When he parachuted into Holland three months later, it was supposed to be a seven-day mission to capture several bridges to get into Germany and end the war by Christmas. Seven days turned into 72. Rommel remembers one of the worst moments.
"Our officer was leading us through this field outside of town. The Germans started shelling us and blew the officer's face off. A Dutch farmer got hit, too. I remember the blood running out of his wooden shoes."
At the Battle of the Bulge in December and January, things got worse. The 101st Airborne was cut off and surrounded in Bastogne, a Belgian town that was a crossroads for seven highways. American forces were cut off for two weeks and outnumbered 10-to-1.
Not long after the 101st was relieved by the Third Army commanded by Gen. George Patton, Rommel would earn a Purple Heart.
"I saw one shell burst five feet over my head. But it didn't hurt me. All it did was sit me right down in the dirt."
The next shell did the damage. Even though the burst came from farther away, shrapnel tore through his left foot. He wouldn't get out of the hospi- tal until one day after the war ended in Europe.
'Oh yeah' moment tempered
When Rommel returned home from Europe, he had one more duty that he owed himself.
"My sergeant had told me I'd never make it back alive. I had to look him up and show him I made it."
Some of the luster came off his "Oh yeah" moment when Rommel met the sergeant and found he had been paralyzed.
For 10 years, Rommel has attended a support group to help him with post-traumatic stress disorder. But he has little patience with veterans who use the problem to justify personal failings.
"Just because you had it rough is no reason to debase yourself. War is always hard on soldiers. Always has been, always will be," Rommel says. "Some of the Vietnam guys complain they didn't have any front lines. I was a paratrooper. We didn't have front lines either.
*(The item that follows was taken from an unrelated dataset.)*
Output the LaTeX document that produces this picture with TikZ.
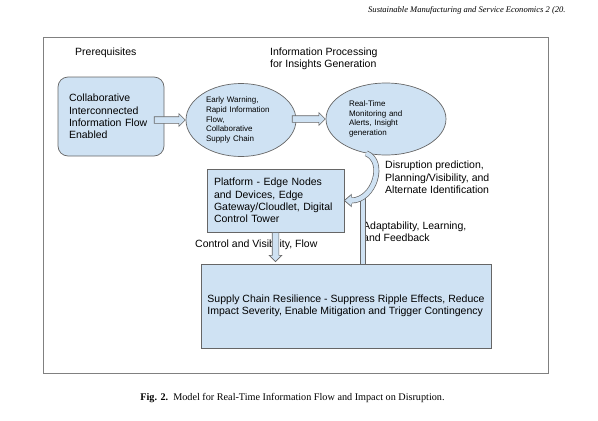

Most of the time we were surrounded."
If he shows annoyance with some fellow veterans, it turns to downright anger when it comes to those who disrespect America or the Stars and Stripes.
After his first wife died a few years ago, Rommel took a trip to see a war buddy in Michigan. When he got back, his children had put up a 25-foot flagpole next to his house. The flag has flown over Rommel's home ever since. There is a spotlight to illuminate it properly during the evening. Rommel replaces flags when they show wear.
He has flown a flag that once was raised over the White House. It was a gift from Rep. Gary Condit when he finally received medals he earned 50 years before.
How much does Rommel love his country and the flag?
He shows pain at the very question. "Do you love your parents? That's how much I love my country and the flag. That's what it means to me."